Recommended

Titik Nol 68: Akhir Kisah Kamera yang Rusak

Masjid Juma New Delhi - senangnya bisa memotret dengan leluasa lagi. (AGUSTINUS WIBOWO)

Masjid Juma New Delhi – senangnya bisa memotret dengan leluasa lagi. (AGUSTINUS WIBOWO)

Sudah lebih dari dua bulan yang lalu kamera digital saya tiba-tiba rusak, persis ketika saya menyeberang perbatasan dari Tibet menuju Nepal. Kamera ini masih bisa dipakai sebenarnya, tetapi setiap kali memotret satu gambar harus dimatikan dulu, dinyalakan lagi, baru bisa dipakai untuk memotret gambar berikutnya.

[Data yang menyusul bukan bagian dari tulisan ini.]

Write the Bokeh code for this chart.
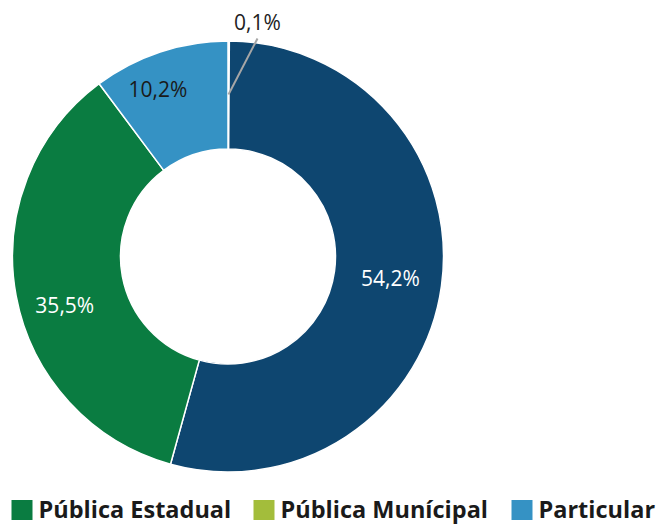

Saya harus bertahan sekian lama dengan kerusakan kamera ini karena di Nepal tidak ada tempat reparasi khusus. India, sebuah negara besar dan modern, adalah satu-satunya tempat terdekat di mana saya bisa memperbaiki kamera. Saya menaruh harapan yang begitu besar ketika tiba di negara ini. Tetapi ternyata perjuangan saya masih terlalu panjang. Tidak ada hal yang mudah di sini.

“Kami harus mengganti motherboard kamera. Biayanya 14.000 Rupee, 450 dollar,” kata teknisi di pusat reparasi ini.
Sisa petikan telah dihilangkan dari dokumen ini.